THE MYTH OF INSUFFICIENT PUBLIC INVESTMENT

The massive green energy subsidies and tax credits contained in the Obama stimulus patently defy the fact that unlimited speculative capital is available for any alternate energy technology that appears even remotely viable. But there is a reason for this disconnect; namely, the false progressive narrative that the ills of the American economy are owing to too little “public investment.”

The Obama stimulus thus contained $85 billion for public infrastructure investments that turned out to be not so “shovel ready” as first advertised. Rather than being a fault, however, the big delay in executing these projects was the smoking gun; that is, proof that most of the public investment agenda had nothing to do with the long-term growth and productivity of the American economy, but was just an excuse to fill up the vicar's $800 billion deficit spending napkin.

The project list speaks for itself. It included $4.2 billion to repair and modernize Department of Defense facilities, $200 million for a new Homeland Security headquarters, $280 million for wildlife refuges and fish hatcheries, $500 million for Bureau of Indian Affairs infrastructure projects, $500 million for wildfire prevention, $650 million for the Forest Service, $750 million for the National Park Service, $750 million for federal buildings, and $4.6 billion for Army Corps of Engineers water projects—something
even Jimmy Carter found to be a net loss to the nation's economy more than three decades ago.

Some of these expenditures might well improve public amenities, but none of this involves productive capital investment. And none were so urgent as to require deficit finance, and self-evidently none of these and dozens of similar items straight from the congressional logrolling fest had anything to do with enhancing the long-term growth capacity of the American economy. So the progressive mantra that public investment had been an important feature of the Obama stimulus boiled down to about $30 billion for highways and bridges and $20 billion for assorted rail and mass transit projects. Behind this modest curtain, however, lies the truth about the “public investment” thesis; namely, that there is nothing there.
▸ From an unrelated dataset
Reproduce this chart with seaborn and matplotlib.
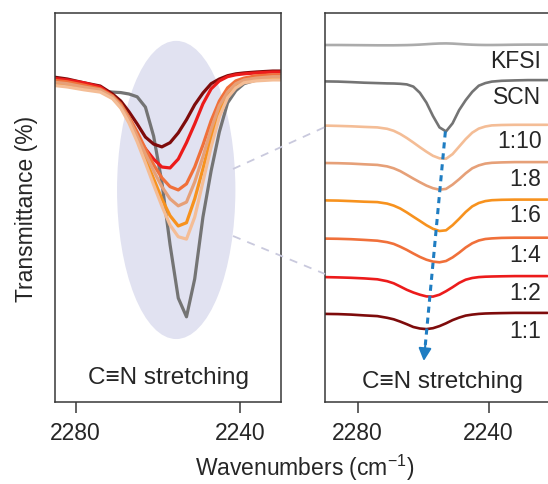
import matplotlib
matplotlib.use("Agg")
import numpy as np
import pandas as pd
import seaborn as sns
import matplotlib.pyplot as plt
from matplotlib.patches import Ellipse
from matplotlib.lines import Line2D

# ---- FTIR spectra, C≡N stretching region ----
wavenumber = [2290, 2286, 2282, 2278, 2274, 2271, 2269, 2267, 2265, 2263, 2261, 2259, 2257,
              2255, 2253, 2251, 2249, 2247, 2245, 2243, 2241, 2239, 2236, 2232, 2228, 2222]

kfsi = [95.0, 95.0, 94.9, 94.8, 94.7, 94.7, 94.7, 94.8, 94.9, 95.1, 95.4, 95.8, 96.2,
        96.5, 96.6, 96.4, 96.0, 95.6, 95.3, 95.1, 95.0, 95.0, 95.1, 95.3, 95.4, 95.4]
scn = [94.6, 94.4, 93.9, 93.3, 92.9, 92.6, 92.5, 92.2, 91.6, 89.4, 83.2, 73.4, 60.0,
       48.6, 44.6, 52.7, 65.9, 75.8, 84.1, 90.3, 92.9, 94.4, 95.2, 95.6, 95.9, 95.9]
ratio_1_10 = [94.4, 94.1, 93.7, 93.1, 92.6, 91.2, 89.2, 86.0, 82.0, 77.5, 72.8, 68.3, 64.2,
              61.7, 61.2, 65.9, 73.4, 80.9, 87.3, 91.4, 93.5, 94.6, 95.0, 95.2, 95.2, 95.2]
ratio_1_8 = [95.0, 94.8, 94.4, 93.7, 93.1, 91.6, 89.7, 86.9, 83.2, 79.4, 75.8, 72.4, 69.8,
             68.3, 69.1, 73.4, 78.8, 84.7, 89.7, 92.6, 94.4, 95.2, 95.6, 95.9, 95.9, 95.9]
ratio_1_6 = [94.6, 94.4, 93.9, 93.3, 92.9, 91.4, 89.4, 86.5, 82.6, 78.3, 74.1, 69.8, 66.2,
             64.0, 64.7, 69.8, 76.2, 83.0, 88.6, 92.0, 93.9, 94.8, 95.2, 95.4, 95.4, 95.4]
ratio_1_4 = [95.4, 95.2, 94.8, 94.1, 93.3, 91.8, 90.1, 87.3, 84.1, 80.5, 77.1, 74.3, 72.4,
             71.7, 73.0, 76.6, 81.3, 86.5, 90.7, 93.5, 95.0, 95.6, 96.1, 96.3, 96.3, 96.3]
ratio_1_2 = [95.9, 95.6, 95.2, 94.6, 93.7, 91.8, 89.7, 86.5, 83.2, 80.5, 78.3, 76.6, 76.4,
             78.3, 81.8, 85.8, 90.1, 93.3, 95.0, 95.9, 96.3, 96.5, 96.7, 96.9, 96.9, 96.9]
ratio_1_1 = [96.1, 95.9, 95.4, 94.6, 93.9, 92.2, 90.7, 88.4, 85.8, 83.0, 81.5, 80.9, 81.8,
             83.9, 86.7, 89.9, 92.4, 94.4, 95.4, 96.1, 96.5, 96.7, 96.9, 97.1, 97.1, 97.1]

samples = ["KFSI", "SCN", "1:10", "1:8", "1:6", "1:4", "1:2", "1:1"]
spectra = [kfsi, scn, ratio_1_10, ratio_1_8, ratio_1_6, ratio_1_4, ratio_1_2, ratio_1_1]
# vertical shift of each trace in the stacked panel
stack_offset = [262, 226, 182, 144, 107, 68, 29, -8]
xticks = [2280, 2240]

colors = {"KFSI": "#ababab", "SCN": "#747474", "1:10": "#f4bd96", "1:8": "#e6a078",
          "1:6": "#f7921e", "1:4": "#f0703a", "1:2": "#ec1b1b", "1:1": "#7e0b0b"}

rows = []
for name, vals, off in zip(samples, spectra, stack_offset):
    for w, t in zip(wavenumber, vals):
        rows.append({"wavenumber": w, "T": t, "stacked": t + off, "sample": name})
df = pd.DataFrame(rows)

# ---- style ----
sns.set_style("ticks")
plt.rcParams["font.family"] = ["Liberation Sans", "DejaVu Sans"]
plt.rcParams["mathtext.fontset"] = "custom"
plt.rcParams["mathtext.rm"] = "Liberation Sans"
plt.rcParams["mathtext.it"] = "Liberation Sans:italic"
spine_color = "#383838"

fig = plt.figure(figsize=(5.48, 4.85), dpi=100)
W, H = 548.0, 485.0
ax1 = fig.add_axes([55 / W, 1 - 403 / H, 226 / W, 389 / H])
ax2 = fig.add_axes([325 / W, 1 - 403 / H, 229 / W, 389 / H])

# ---- left: overlaid spectra ----
ax1.add_patch(Ellipse((2255.5, 71.7), 28.8, 63.7, facecolor="#e1e2f1", edgecolor="none", zorder=0))
left_order = ["SCN", "1:1", "1:2", "1:4", "1:6", "1:8", "1:10"]
sns.lineplot(data=df[df["sample"].isin(left_order)], x="wavenumber", y="T", hue="sample",
             hue_order=left_order, palette=colors, estimator=None, sort=False,
             lw=2.3, legend=False, ax=ax1)
ax1.set_xlim(2285, 2230)
ax1.set_ylim(26.4, 109.5)
ax1.text(0.5, 0.064, "C≡N stretching", transform=ax1.transAxes, ha="center", va="center",
         fontsize=17.5)

# ---- right: stacked spectra ----
sns.lineplot(data=df, x="wavenumber", y="stacked", hue="sample", hue_order=samples,
             palette=colors, estimator=None, sort=False, lw=1.9, legend=False, ax=ax2)
ax2.set_xlim(2290, 2220)
ax2.set_ylim(0, 389)
for name, off in zip(samples, stack_offset):
    ax2.text(0.945, off + 80, name, transform=ax2.get_yaxis_transform(), ha="right",
             va="center", fontsize=16.5)
ax2.text(0.515, 0.054, "C≡N stretching", transform=ax2.transAxes, ha="center", va="center",
         fontsize=17.5)

# peak-shift arrow starting at the SCN minimum
i_min = int(np.argmin(scn))
x0, y0 = wavenumber[i_min] + 0.2, scn[i_min] + stack_offset[1]
x1, y1 = 2259.8, 41
blue = "#1f7dc2"
frac = 0.93
xm, ym = x0 + (x1 - x0) * frac, y0 + (y1 - y0) * frac
ax2.plot([x0, xm], [y0, ym], color=blue, lw=2.2, ls=(0, (2.0, 1.6)), zorder=5)
ax2.annotate("", xy=(x1, y1), xytext=(xm + (x0 - x1) * 0.01, ym + (y0 - y1) * 0.01),
             arrowprops=dict(arrowstyle="-|>,head_length=0.75,head_width=0.38",
                             color=blue, lw=1.5, shrinkA=0, shrinkB=0), zorder=6)

for ax in (ax1, ax2):
    ax.set_xticks(xticks)
    ax.set_yticks([])
    ax.set_xlabel("")
    ax.set_ylabel("")
    ax.tick_params(axis="x", direction="out", length=8, width=1.1, pad=6,
                   labelsize=16.5, color=spine_color)
    for s in ax.spines.values():
        s.set_color(spine_color)
        s.set_linewidth(1.1)
ax2.spines["right"].set_visible(False)

ax1.set_ylabel("Transmittance (%)", fontsize=16.5, labelpad=12)

fig.text(305 / W, 1 - 468 / H, "Wavenumbers (cm$^{-1}$)", ha="center", va="center",
         fontsize=16.5)

# dashed guides from the highlighted region to the stacked panel
dash_kw = dict(color="#c9c9dd", lw=1.3, ls=(0, (4.5, 4)), transform=fig.transFigure, zorder=10)
fig.add_artist(Line2D([233 / W, 325 / W], [1 - 170 / H, 1 - 128 / H], **dash_kw))
fig.add_artist(Line2D([233 / W, 325 / W], [1 - 237 / H, 1 - 275 / H], **dash_kw))

fig.savefig("out.png", dpi=100)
The federal government and the states spend about $150 billion each year on highways, roads, and bridges and that is actually too much, not too little. At about 1 percent of GDP these highway outlays are fully in line with postwar averages, so there has been no policy “neglect,” Republican or otherwise. But even this normal level of spending does not stimulate economic efficiency and growth but harms it: less than half of this $150 billion total is financed with user fees and gasoline taxes. This means that two classes of users, suburban commuters and long-haul trucking, are heavily subsidized by general taxpayers.

Ironically, progressives are always complaining that not enough freight moves by rail nor enough people by mass transit. Yet the stimulus bill poured $30 billion of general fund financing into the very system that biases transportation toward trucks and one-passenger car trips.

Beyond that, there is no evidence the nation's highway system is in disrepair. Outside local street and road disgraces in a few big cities like New York—where available funds are squandered on union and contractor corruption and absurdly inflated wage rates and work rules—the nation's highway system has not deteriorated from its five-decade standard condition. Indeed, the freight-hauling routes on the interstate highways—the only portion of the system that can significantly impact measured productivity in the GDP accounts—are in better shape than ever before.